[Records excerpted from a collection]
◆ ◆ ◆

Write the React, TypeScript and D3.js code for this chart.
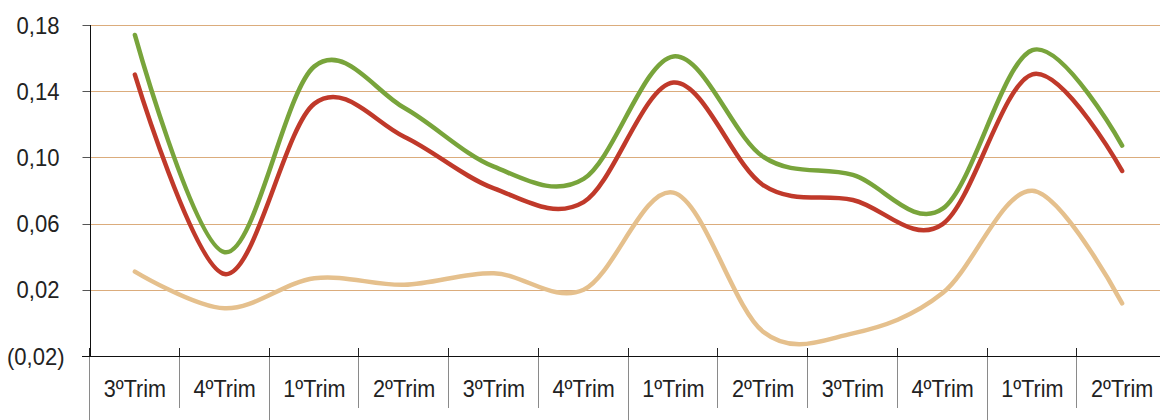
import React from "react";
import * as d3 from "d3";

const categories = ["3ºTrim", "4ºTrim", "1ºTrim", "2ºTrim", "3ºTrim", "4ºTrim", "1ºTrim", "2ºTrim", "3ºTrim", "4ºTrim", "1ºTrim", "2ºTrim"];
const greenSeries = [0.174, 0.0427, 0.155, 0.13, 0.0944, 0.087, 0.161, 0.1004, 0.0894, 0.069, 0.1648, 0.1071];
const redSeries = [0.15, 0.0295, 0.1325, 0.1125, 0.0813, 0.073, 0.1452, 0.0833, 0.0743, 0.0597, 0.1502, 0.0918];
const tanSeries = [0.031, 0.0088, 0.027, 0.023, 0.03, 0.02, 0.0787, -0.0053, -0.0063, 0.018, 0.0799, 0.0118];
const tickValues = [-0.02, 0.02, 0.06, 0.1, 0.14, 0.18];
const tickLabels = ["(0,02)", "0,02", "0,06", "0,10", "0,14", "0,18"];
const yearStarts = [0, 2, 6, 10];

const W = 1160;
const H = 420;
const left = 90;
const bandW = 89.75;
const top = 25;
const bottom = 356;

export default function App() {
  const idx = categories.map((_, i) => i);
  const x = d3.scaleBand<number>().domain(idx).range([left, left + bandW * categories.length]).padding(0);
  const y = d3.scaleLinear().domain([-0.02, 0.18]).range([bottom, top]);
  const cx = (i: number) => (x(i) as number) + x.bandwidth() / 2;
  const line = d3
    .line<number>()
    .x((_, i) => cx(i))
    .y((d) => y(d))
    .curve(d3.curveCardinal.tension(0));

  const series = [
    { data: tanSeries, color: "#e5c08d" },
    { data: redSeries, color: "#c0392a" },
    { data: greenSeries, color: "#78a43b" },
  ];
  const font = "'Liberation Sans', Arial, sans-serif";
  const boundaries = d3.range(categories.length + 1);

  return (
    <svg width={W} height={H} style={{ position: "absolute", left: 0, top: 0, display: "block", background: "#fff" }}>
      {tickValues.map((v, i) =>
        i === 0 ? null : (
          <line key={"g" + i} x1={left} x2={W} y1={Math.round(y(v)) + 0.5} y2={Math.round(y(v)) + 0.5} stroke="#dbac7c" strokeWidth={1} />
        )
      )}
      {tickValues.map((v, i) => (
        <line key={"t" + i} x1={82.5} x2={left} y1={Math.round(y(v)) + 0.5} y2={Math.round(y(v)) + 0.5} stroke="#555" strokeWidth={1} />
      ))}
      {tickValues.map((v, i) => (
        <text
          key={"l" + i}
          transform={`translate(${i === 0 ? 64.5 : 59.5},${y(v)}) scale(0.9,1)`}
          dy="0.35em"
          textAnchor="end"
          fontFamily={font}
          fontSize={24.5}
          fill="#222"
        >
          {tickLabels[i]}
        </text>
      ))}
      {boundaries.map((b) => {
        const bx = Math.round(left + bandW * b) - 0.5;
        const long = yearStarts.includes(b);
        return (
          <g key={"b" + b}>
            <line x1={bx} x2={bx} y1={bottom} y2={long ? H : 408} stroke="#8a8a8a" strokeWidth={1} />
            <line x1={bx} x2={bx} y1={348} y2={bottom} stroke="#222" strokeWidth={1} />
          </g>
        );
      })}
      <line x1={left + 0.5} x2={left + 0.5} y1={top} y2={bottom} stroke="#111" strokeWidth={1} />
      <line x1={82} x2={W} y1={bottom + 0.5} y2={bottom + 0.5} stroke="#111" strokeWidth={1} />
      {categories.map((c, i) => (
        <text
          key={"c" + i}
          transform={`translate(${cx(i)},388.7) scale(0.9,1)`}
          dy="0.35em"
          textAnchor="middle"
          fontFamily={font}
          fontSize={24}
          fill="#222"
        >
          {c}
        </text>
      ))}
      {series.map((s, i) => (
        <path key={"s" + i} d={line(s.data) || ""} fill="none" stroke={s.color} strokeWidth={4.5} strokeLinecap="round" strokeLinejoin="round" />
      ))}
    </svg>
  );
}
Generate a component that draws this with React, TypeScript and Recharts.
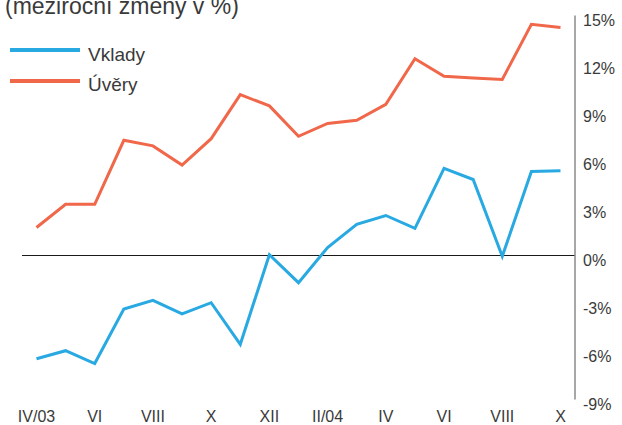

◆ ◆ ◆

## Exercise brief:
Take the material above from its first line through the line holding "const boundaries = d3.range(categories.length" and set it down exactly, without the pictures.

## Written solution:
Write the React, TypeScript and D3.js code for this chart.
import React from "react";
import * as d3 from "d3";

const categories = ["3ºTrim", "4ºTrim", "1ºTrim", "2ºTrim", "3ºTrim", "4ºTrim", "1ºTrim", "2ºTrim", "3ºTrim", "4ºTrim", "1ºTrim", "2ºTrim"];
const greenSeries = [0.174, 0.0427, 0.155, 0.13, 0.0944, 0.087, 0.161, 0.1004, 0.0894, 0.069, 0.1648, 0.1071];
const redSeries = [0.15, 0.0295, 0.1325, 0.1125, 0.0813, 0.073, 0.1452, 0.0833, 0.0743, 0.0597, 0.1502, 0.0918];
const tanSeries = [0.031, 0.0088, 0.027, 0.023, 0.03, 0.02, 0.0787, -0.0053, -0.0063, 0.018, 0.0799, 0.0118];
const tickValues = [-0.02, 0.02, 0.06, 0.1, 0.14, 0.18];
const tickLabels = ["(0,02)", "0,02", "0,06", "0,10", "0,14", "0,18"];
const yearStarts = [0, 2, 6, 10];

const W = 1160;
const H = 420;
const left = 90;
const bandW = 89.75;
const top = 25;
const bottom = 356;

export default function App() {
  const idx = categories.map((_, i) => i);
  const x = d3.scaleBand<number>().domain(idx).range([left, left + bandW * categories.length]).padding(0);
  const y = d3.scaleLinear().domain([-0.02, 0.18]).range([bottom, top]);
  const cx = (i: number) => (x(i) as number) + x.bandwidth() / 2;
  const line = d3
    .line<number>()
    .x((_, i) => cx(i))
    .y((d) => y(d))
    .curve(d3.curveCardinal.tension(0));

  const series = [
    { data: tanSeries, color: "#e5c08d" },
    { data: redSeries, color: "#c0392a" },
    { data: greenSeries, color: "#78a43b" },
  ];
  const font = "'Liberation Sans', Arial, sans-serif";
  const boundaries = d3.range(categories.length + 1);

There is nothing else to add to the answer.